Keeping systems orthogonal and not listen retards who came here before? Sounds simple enough, but I think we have a lot of those who thought that they are smarter than people who designed games in 90s.
And then we get things like Wasteland 2.
For that reason they are also best built of possibly basic building blocks interacting with each other.
Can you give an example?
Coarse attributes controlling fine-grained skills is good when you can force player to commit to a rough build without knowing exactly how they will want to fine sculpt it in the end.
Ironically, that's exactly what I have in mind. Skills themselves will have a broader range (10-15 in total), but the sculpting will come from perks (talents, abilities, whatever). I haven't put much thought it yet, but keeping it separate from skills and attributes may be very hard. The idea is that the more you invest into a skill - the more powerful abilities you can get.
Then your system is poorly suited to what you think you can do. Also, most modern and classic cRPGs are irredeemably shit. Even good ones are often floated by 1-2 elements, often created by accident and usually undermined by all the awful ones.
I still would like to hear what is "complex".
And now also what CRPGs are not "shit".
That's good, but if player can decide their final build just as they distribute their initial attribute points, then the extra gameplay provided by having to refine your build as the game progresses goes out of the window.
I sort of explained it above. Player can decide what kind of character he want from the start, but not in details. Of course I don't like the idea of keeping some leveling mechanics away from player. so there is nothing wrong if some experienced and utterly autistic person will plan everything ahead.
So what you say is that you wouldn't mind having attributes and things they control randomly (say, intelligence determining carry weight), because it's just a game?
Not to that extent.

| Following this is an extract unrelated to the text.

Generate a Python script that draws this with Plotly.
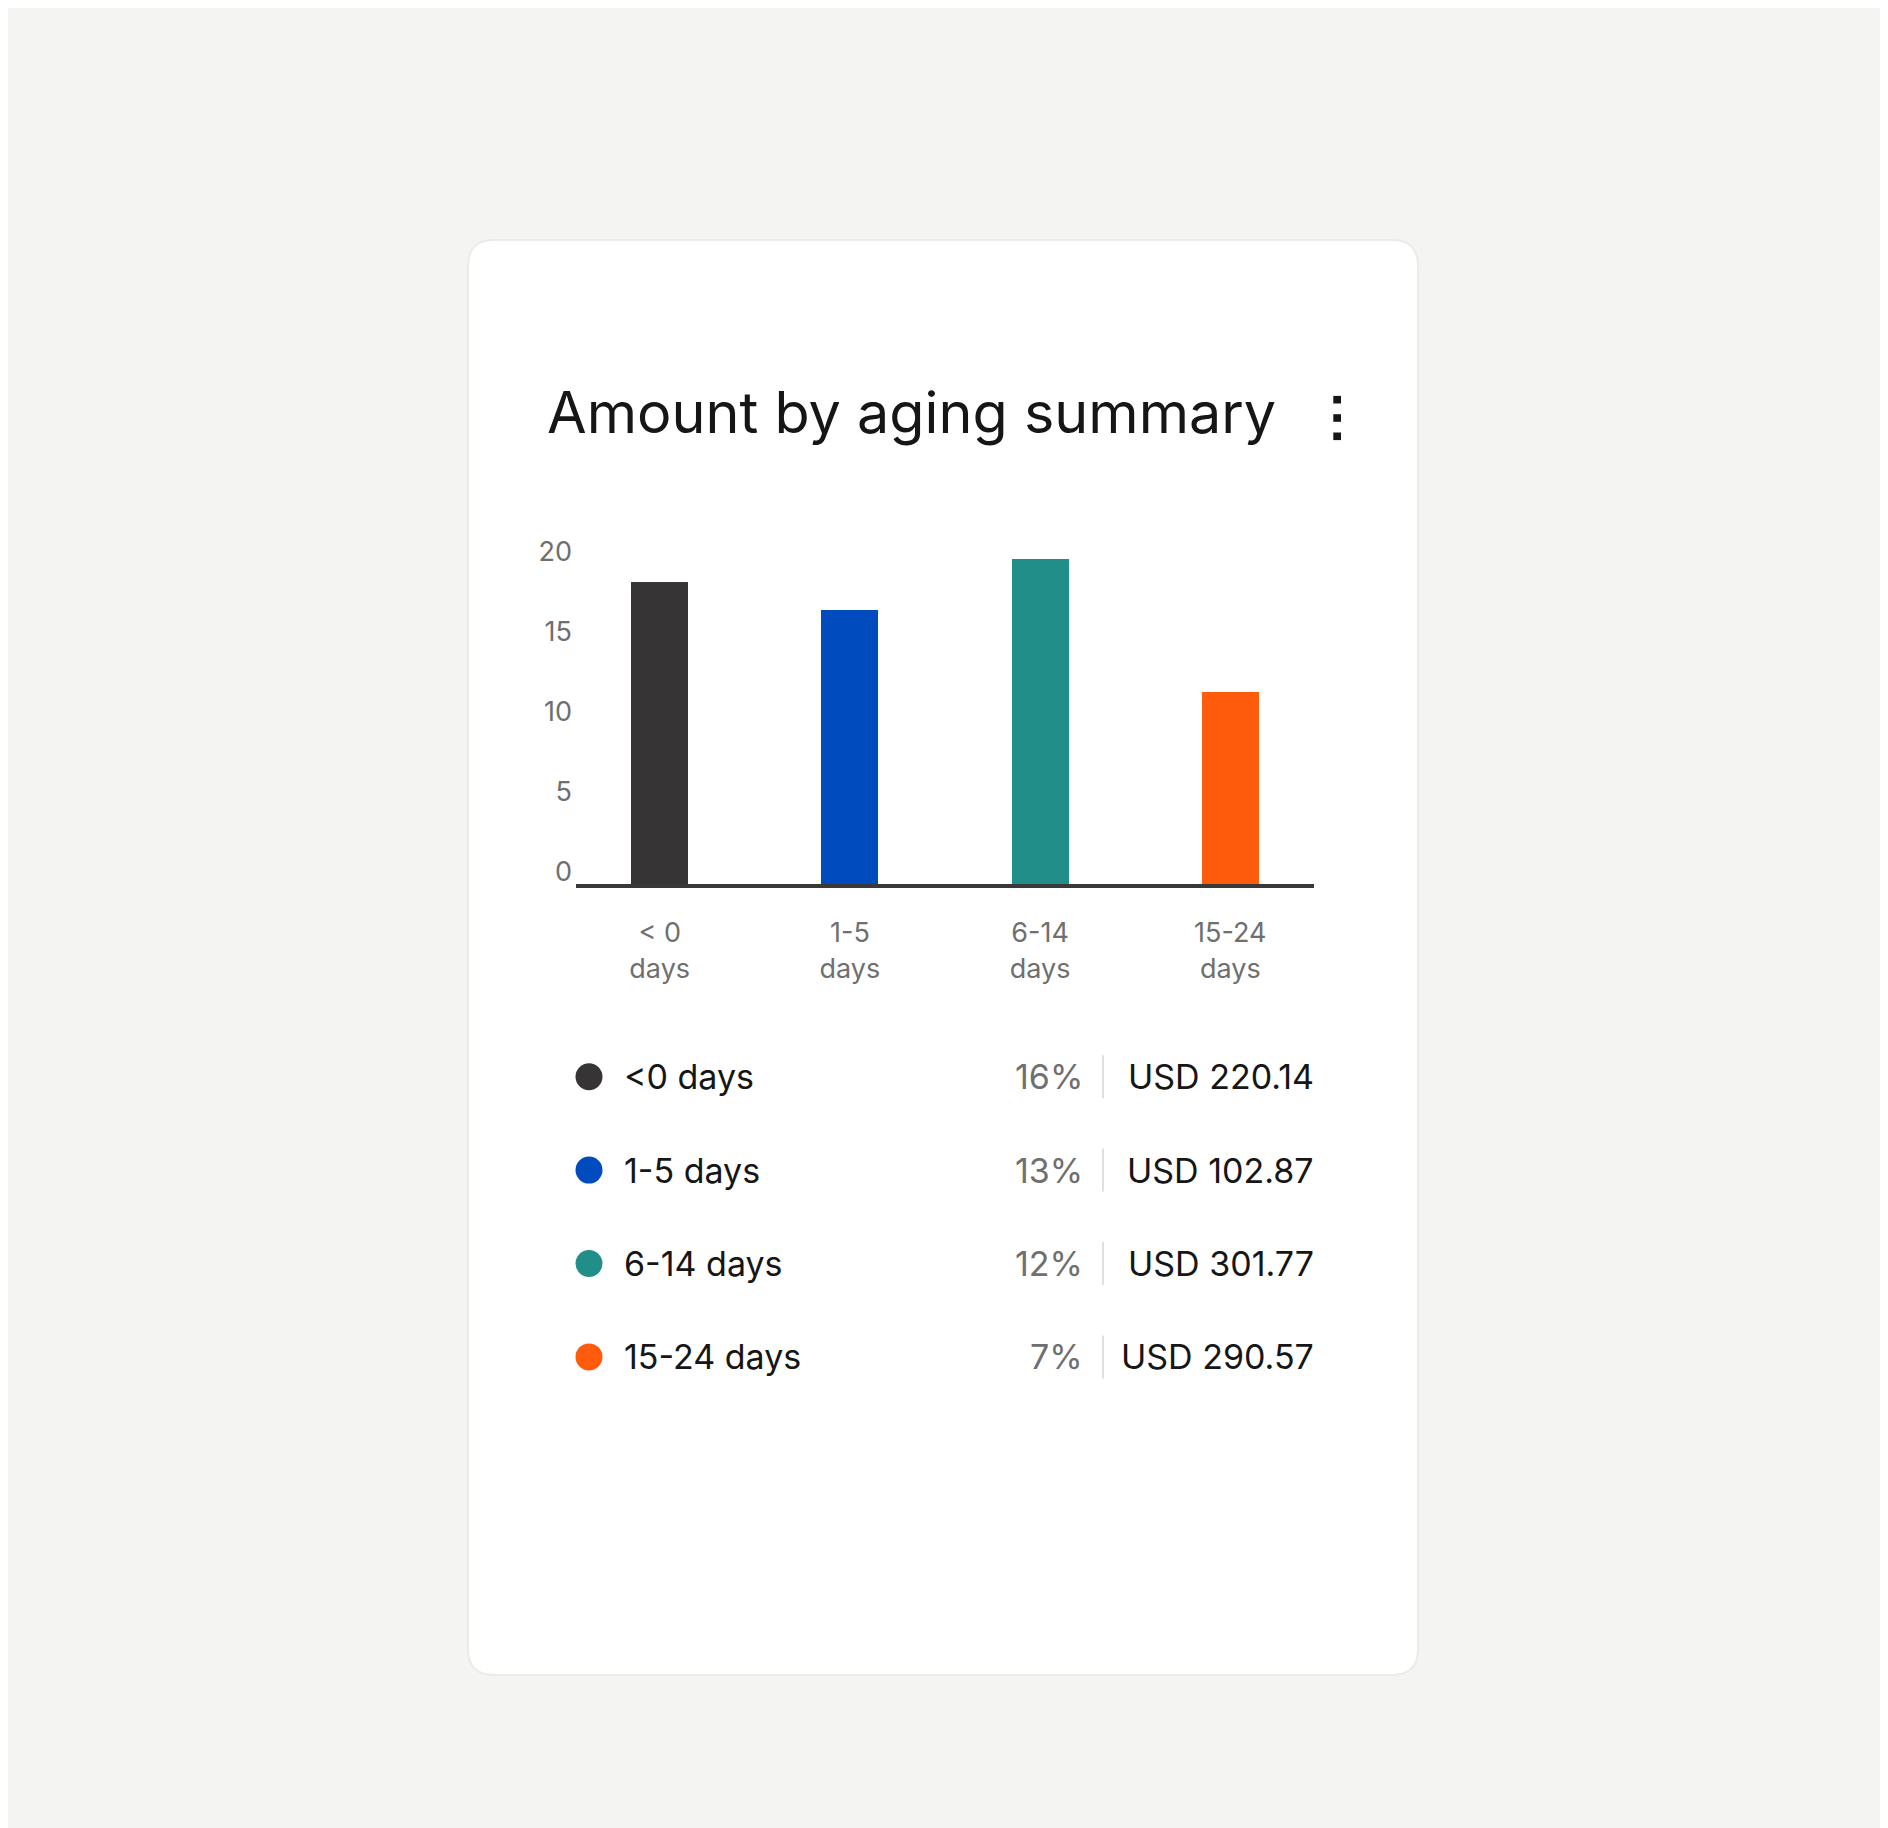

For example, 1 strength in Arcanum gives +2 to hit points, 1 constitution gives +2 to fatigue points, and willpower gives +1 to both.
Being logical will make 1 constitution give +2 hp and +2 to fp, 1 will give +1 to fp and 1 strength give +1 to hp. And removing willpower from any ties to magic skills will result in mages dumping it in favor of constitution and we'll have tank mages doing devastating damage.
This is a side effect that will require extra work to implement, extra work to test and likely end up reducing gameplay variety - are you sure you want it? What is it that offends you so in not having it?
Mostly characters with 1 point in intelligence being able to master any scientific and technological skill without any penalties. The above example is also relevant.